The Perils of Interpreting: The Extraordinary Story of Two Translators Between Qing China and the British Empire
Wednesday 24 January, 17:00
T S Eliot Theatre, Merton College
William Alexander, Lord Macartney's Embassy to China, 1793. Courtesy of the Huntington Library, San Marino, CA
The Perils of Interpreting: The Extraordinary Story of Two Translators Between Qing China and the British Empire
Professor Henrietta Harrison (University of Oxford)
This is the story of the interpreters for the Macartney Embassy: Li Zibiao and George Thomas Staunton. Both grew up between Europe and China and gained a deep knowledge of the other’s languages, society and culture, but that knowledge was never used because of the growing conflict between China and Britain in the early nineteenth century. I argue that some Chinese people knew much more about the West than is usually acknowledged and we should look instead at the reasons why that knowledge did not reach senior decision makers.

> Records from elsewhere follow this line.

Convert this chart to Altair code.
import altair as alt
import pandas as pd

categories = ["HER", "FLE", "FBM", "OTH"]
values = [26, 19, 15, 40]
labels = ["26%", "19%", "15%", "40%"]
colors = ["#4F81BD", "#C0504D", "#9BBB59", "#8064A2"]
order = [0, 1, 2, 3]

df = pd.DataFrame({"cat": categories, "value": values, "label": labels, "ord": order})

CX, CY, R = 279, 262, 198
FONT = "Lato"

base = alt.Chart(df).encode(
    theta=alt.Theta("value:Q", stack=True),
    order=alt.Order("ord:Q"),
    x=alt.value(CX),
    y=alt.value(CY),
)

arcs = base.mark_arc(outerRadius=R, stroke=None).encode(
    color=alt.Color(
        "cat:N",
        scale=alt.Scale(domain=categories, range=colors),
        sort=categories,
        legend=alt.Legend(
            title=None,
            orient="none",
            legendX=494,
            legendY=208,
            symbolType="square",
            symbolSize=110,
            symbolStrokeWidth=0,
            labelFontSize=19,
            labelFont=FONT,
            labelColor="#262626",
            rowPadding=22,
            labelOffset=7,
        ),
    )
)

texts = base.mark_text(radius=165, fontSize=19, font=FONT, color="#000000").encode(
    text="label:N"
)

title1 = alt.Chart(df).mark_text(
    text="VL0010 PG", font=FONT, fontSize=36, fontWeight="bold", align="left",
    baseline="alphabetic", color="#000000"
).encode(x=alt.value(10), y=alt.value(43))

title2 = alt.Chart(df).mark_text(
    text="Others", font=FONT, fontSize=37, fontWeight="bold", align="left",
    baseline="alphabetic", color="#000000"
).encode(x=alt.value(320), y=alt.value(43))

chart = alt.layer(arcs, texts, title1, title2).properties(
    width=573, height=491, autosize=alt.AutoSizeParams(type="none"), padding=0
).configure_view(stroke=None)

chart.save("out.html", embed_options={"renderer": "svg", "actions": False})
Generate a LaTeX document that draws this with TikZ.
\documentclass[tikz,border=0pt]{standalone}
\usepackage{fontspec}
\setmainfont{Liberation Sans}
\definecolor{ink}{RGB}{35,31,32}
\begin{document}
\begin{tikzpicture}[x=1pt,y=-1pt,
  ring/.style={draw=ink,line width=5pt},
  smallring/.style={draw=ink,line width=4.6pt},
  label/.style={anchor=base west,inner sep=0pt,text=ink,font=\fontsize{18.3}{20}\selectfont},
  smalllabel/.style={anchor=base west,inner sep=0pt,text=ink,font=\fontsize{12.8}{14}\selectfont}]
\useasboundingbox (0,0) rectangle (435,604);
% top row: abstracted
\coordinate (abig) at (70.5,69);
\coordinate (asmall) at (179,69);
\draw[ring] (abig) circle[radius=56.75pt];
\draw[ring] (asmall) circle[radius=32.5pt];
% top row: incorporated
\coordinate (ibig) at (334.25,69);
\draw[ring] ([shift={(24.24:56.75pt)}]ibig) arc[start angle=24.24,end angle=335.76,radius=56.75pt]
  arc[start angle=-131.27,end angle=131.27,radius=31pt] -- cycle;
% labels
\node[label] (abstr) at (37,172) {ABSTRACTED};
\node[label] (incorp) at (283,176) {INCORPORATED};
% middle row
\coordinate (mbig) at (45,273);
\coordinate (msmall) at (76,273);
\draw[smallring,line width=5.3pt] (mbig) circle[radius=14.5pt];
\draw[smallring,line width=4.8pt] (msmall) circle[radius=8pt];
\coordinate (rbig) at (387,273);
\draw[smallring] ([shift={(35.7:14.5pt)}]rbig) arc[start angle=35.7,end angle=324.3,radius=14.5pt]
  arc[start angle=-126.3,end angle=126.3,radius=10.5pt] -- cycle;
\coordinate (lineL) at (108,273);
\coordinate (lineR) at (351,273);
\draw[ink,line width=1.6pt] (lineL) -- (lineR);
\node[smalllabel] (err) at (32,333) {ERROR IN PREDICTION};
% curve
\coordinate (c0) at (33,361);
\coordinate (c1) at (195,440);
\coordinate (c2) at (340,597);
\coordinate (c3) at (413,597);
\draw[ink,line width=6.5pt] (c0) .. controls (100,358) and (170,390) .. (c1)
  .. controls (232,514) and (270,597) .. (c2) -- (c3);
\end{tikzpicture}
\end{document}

Henrietta Harrison is Professor of Modern Chinese Studies at the University of Oxford and a fellow of Pembroke College. Before Oxford she taught at the University of Leeds and then at Harvard. Her books include The Man Awakened from Dreams: One Man’s Life in a North China Village 1857-1942 (Stanford University Press, 2005) and The Missionary’s Curse and Other Tales from a Chinese Catholic Village (University of California Press, 2013). The Perils of Interpreting (Princeton University Press, 2022) was winner of the Kenshur Prize in Eighteenth Century Studies, shortlisted for the Cundill History Prize, and listed as one of History Today’s books of the year.